Miller vividly recalls the first time he walked into the multistory, iron gray community center towering over North Halsted Street as a teenager in what was then the Boystown neighborhood.
“I remember walking in the Center on Halsted,” he said, “and being like, ‘Oh my gosh! This is the gay mecca!’” As he reached adulthood, however, Miller said he began to realize “you don’t really have a space in some of these gay spaces, because they are not specifically for Black gay folks.”
“Now, being 30 and Black as hell, I’m like, ‘Child, y’all don’t want nothing to do with us,’” he said.
As a teen, Miller sought out LGBTQ+ community spaces after sensing a lack of queer elders like him who could be part of his life.
“Most of the queer adults that I knew were white,” he said. “Most of the Black folks I saw were on television, like Billy Porter, Titus Burgess … I do remember specifically craving and seeking out those queer representations.”
That vacuum exists in part because of the AIDS epidemic that devastated LGBTQ+ communities in the 1980s and ’90s. Black people were disproportionately struck by HIV, while being consistently passed over for resources and care.
Even into the 2010s, Black Illinoisans had significantly higher rates of HIV diagnoses, accounting for half of new diagnoses from 2009-2013, despite making up 15% of the state population, according to the state Department of Public Health. As of 2024, Black people make up 46% of people living with HIV/AIDS and 45% of all AIDS diagnoses in Chicago, according to the city’s public health department.
Like Miller, Givens also remembers seeking representation in LGBTQ+ spaces as a teenager at Kenwood Academy High School in the 1980s.
He describes the more progressive school as a “safe haven,” where he felt confident enough to come out as gay. While still in school, Givens became a youth outreach coordinator with Brother 2 Brother, an HIV prevention program. He set up near schools to pass out condoms and raise awareness about HIV and AIDS.
Givens recalled being surrounded by a rich intergenerational community that guided him to a future of organizing.
“I was blessed to be taught by these spearheaders who were in the true trenches of when we were trying to figure out what this [HIV/AIDS] was when it was hitting the LGBTQ+ community,” said Givens, now 53.
Among them was Powell, a fashion designer who has dressed celebrities including Patti LaBelle and Chaka Khan while also devoting himself to AIDS awareness and fundraising.
“He lived in his own truth before the community of the kids started talking about ‘fluid.’ Boris has always been fluid,” said Givens, who eventually moved to New York City to work in fashion and interior design. “He accepted you for who you were; he also uplifted. It was something I admired and adopted.”
Although Miller and Givens come from different generations, they have similar experiences of feeling isolated from Chicago’s larger queer communities.
“At that time, Boystown was mostly white. So oftentimes, I would find myself being the only Black person there,” Givens said.

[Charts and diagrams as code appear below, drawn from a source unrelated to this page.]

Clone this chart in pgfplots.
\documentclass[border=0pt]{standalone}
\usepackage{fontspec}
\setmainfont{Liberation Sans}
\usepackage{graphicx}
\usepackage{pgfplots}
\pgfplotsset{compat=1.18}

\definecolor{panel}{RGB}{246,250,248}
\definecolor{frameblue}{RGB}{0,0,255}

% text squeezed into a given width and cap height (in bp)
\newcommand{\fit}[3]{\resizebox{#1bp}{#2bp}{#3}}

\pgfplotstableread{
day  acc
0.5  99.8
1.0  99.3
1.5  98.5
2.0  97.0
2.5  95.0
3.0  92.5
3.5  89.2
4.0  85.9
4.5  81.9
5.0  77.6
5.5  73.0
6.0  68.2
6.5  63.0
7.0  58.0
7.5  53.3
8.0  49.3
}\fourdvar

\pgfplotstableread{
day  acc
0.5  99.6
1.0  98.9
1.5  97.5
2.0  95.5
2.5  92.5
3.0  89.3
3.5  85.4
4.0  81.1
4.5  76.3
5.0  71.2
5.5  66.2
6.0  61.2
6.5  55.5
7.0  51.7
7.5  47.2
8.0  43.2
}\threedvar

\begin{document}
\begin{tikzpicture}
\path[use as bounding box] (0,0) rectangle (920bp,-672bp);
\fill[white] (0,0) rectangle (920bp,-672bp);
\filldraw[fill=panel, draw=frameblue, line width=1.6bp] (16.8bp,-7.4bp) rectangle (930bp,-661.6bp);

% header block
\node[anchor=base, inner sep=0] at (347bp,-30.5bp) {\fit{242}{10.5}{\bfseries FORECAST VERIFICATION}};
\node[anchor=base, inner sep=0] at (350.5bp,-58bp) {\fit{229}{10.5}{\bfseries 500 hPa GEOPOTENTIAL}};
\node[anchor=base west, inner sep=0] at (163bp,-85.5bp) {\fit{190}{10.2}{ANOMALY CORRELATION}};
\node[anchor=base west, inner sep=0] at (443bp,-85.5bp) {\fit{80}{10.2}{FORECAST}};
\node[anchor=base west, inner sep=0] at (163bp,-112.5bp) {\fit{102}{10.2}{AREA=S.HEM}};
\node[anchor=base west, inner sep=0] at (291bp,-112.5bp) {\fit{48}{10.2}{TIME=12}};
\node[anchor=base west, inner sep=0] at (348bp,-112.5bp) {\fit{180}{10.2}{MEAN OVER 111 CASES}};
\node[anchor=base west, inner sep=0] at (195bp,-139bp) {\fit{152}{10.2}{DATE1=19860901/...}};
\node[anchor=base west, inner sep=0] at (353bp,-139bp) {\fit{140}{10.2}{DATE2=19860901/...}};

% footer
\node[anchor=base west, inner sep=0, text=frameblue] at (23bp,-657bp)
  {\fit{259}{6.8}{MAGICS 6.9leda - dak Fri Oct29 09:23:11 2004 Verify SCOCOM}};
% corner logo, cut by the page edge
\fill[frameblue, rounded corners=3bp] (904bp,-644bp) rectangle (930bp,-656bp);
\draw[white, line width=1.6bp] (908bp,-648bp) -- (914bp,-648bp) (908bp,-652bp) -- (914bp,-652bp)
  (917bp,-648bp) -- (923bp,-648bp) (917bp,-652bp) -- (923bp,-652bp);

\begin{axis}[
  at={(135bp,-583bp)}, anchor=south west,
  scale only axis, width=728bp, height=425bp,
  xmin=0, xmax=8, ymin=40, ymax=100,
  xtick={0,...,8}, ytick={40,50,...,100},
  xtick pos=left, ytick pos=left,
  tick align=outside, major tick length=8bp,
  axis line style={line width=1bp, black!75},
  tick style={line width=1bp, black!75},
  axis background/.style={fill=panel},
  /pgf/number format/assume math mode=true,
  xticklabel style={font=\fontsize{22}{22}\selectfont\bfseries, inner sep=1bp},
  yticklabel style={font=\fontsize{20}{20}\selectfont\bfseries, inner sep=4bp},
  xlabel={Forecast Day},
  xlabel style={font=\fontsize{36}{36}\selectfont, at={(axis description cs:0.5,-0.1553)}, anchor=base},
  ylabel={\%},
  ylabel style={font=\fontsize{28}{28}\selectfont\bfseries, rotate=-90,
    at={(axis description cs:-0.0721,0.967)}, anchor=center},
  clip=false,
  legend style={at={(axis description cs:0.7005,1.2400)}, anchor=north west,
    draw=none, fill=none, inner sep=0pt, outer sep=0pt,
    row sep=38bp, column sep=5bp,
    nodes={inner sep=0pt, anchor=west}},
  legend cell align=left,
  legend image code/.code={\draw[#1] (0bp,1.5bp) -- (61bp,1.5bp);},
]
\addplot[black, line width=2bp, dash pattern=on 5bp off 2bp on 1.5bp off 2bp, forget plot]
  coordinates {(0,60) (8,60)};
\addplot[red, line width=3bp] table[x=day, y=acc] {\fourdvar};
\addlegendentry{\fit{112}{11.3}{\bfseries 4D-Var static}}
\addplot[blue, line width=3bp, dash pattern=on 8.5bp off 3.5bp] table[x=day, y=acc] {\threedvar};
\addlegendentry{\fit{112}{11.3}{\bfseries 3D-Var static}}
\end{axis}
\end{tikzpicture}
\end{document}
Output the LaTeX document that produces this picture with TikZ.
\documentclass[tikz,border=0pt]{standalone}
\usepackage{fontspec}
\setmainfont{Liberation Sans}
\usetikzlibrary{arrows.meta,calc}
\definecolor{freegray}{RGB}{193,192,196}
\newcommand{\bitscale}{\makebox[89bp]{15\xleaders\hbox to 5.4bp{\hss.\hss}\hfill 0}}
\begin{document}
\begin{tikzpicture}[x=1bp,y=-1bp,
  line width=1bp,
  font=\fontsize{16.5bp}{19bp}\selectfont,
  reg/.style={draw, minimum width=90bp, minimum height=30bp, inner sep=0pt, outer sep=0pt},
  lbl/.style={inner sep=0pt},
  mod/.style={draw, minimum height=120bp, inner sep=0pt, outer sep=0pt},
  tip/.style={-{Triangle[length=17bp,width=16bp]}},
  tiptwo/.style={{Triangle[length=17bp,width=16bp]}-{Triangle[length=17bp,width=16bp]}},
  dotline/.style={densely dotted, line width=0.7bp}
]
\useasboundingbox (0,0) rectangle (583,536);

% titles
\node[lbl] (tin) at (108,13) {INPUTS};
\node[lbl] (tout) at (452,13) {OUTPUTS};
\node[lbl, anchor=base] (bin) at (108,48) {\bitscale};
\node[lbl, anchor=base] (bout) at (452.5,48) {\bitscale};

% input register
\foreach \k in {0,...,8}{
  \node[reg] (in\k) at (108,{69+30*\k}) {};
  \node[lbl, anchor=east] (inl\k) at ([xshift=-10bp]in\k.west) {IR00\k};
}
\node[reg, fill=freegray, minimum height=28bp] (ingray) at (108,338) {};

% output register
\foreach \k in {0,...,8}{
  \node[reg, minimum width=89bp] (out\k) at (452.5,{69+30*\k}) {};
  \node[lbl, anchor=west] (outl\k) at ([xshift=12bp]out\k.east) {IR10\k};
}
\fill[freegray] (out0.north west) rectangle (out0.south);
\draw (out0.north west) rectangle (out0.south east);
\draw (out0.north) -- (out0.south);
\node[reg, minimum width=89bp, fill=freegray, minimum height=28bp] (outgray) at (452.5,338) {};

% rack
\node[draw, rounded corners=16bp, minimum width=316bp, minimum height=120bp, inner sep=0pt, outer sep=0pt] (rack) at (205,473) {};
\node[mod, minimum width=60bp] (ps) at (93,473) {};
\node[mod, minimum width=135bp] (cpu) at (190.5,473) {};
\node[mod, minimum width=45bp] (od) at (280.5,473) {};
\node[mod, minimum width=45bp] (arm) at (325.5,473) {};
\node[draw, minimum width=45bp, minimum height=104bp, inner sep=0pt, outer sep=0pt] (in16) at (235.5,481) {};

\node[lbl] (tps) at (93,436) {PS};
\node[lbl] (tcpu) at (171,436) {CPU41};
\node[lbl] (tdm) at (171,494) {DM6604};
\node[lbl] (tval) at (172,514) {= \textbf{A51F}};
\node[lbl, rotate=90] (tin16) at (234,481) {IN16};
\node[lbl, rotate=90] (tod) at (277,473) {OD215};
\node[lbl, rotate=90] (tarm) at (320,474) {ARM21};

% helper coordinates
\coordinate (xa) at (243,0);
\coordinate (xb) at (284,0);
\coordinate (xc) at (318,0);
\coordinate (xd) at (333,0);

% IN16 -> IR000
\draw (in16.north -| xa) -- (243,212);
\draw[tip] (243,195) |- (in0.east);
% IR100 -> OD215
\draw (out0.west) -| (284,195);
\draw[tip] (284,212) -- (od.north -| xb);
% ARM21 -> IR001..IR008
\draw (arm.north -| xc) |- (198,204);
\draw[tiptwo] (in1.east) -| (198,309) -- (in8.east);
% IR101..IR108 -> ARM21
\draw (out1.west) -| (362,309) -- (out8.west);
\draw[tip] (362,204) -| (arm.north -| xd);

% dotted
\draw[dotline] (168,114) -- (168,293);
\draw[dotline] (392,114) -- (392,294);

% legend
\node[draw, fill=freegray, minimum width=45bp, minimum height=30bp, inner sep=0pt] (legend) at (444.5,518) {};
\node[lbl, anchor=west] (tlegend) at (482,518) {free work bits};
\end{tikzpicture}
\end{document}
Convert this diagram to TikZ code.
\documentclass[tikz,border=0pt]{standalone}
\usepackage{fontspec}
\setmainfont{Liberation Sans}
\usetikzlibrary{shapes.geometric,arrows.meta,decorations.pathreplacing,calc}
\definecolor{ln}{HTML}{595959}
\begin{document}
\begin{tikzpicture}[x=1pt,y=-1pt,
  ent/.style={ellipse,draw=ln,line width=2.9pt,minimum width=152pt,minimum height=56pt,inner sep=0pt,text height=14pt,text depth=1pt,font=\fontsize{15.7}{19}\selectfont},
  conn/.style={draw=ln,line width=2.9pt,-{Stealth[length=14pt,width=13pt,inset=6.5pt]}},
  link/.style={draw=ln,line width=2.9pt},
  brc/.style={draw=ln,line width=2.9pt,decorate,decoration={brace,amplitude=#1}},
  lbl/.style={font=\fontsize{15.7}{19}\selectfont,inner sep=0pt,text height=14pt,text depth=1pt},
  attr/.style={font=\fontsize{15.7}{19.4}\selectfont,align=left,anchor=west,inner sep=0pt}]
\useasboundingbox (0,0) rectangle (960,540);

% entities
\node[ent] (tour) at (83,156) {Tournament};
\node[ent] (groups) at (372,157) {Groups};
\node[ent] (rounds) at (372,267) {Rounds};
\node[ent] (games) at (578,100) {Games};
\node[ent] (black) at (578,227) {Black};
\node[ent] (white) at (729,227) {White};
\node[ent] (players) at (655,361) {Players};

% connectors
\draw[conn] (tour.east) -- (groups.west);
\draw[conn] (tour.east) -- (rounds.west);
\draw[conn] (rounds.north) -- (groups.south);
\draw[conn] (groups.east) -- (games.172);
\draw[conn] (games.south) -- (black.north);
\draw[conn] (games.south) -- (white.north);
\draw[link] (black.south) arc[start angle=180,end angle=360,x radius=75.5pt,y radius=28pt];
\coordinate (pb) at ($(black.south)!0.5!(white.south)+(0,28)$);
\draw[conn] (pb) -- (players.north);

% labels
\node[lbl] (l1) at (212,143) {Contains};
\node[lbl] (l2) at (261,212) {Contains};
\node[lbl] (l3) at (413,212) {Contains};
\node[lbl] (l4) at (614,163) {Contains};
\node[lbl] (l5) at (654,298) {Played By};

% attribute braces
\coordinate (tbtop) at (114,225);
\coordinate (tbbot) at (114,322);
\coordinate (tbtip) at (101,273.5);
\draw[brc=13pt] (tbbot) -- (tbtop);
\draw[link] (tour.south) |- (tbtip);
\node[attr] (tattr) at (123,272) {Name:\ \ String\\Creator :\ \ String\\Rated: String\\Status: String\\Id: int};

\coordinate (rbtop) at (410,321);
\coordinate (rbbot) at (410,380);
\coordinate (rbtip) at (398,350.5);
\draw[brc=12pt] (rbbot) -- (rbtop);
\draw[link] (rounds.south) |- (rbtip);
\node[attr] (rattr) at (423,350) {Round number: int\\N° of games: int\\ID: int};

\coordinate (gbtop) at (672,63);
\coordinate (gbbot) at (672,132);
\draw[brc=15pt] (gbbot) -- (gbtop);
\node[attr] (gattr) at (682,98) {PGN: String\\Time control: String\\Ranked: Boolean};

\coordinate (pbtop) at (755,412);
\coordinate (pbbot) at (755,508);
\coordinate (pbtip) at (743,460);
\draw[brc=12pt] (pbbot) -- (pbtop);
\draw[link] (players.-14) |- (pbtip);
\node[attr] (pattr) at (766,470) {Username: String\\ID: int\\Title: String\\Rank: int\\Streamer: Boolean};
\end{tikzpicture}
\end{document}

But the exclusion of queer people of color is not limited to the neighborhood now known as Northalsted, sources say; it exists within a lineage of white supremacy many Black queer people experience their entire lives, especially as it pertains to public health crises.
During the AIDS epidemic, Black queer Chicagoans’ experiences were erased on multiple fronts. Not only were they excluded from mainstream coverage of the disease, but Black newspapers such as the Chicago Defender initially refused to publish news regarding the impact of the crisis on Black communities.
News coverage often centered the white gay community, until Windy City Times created BLACKlines in 1996, in an effort to stray from white male-dominated queer media.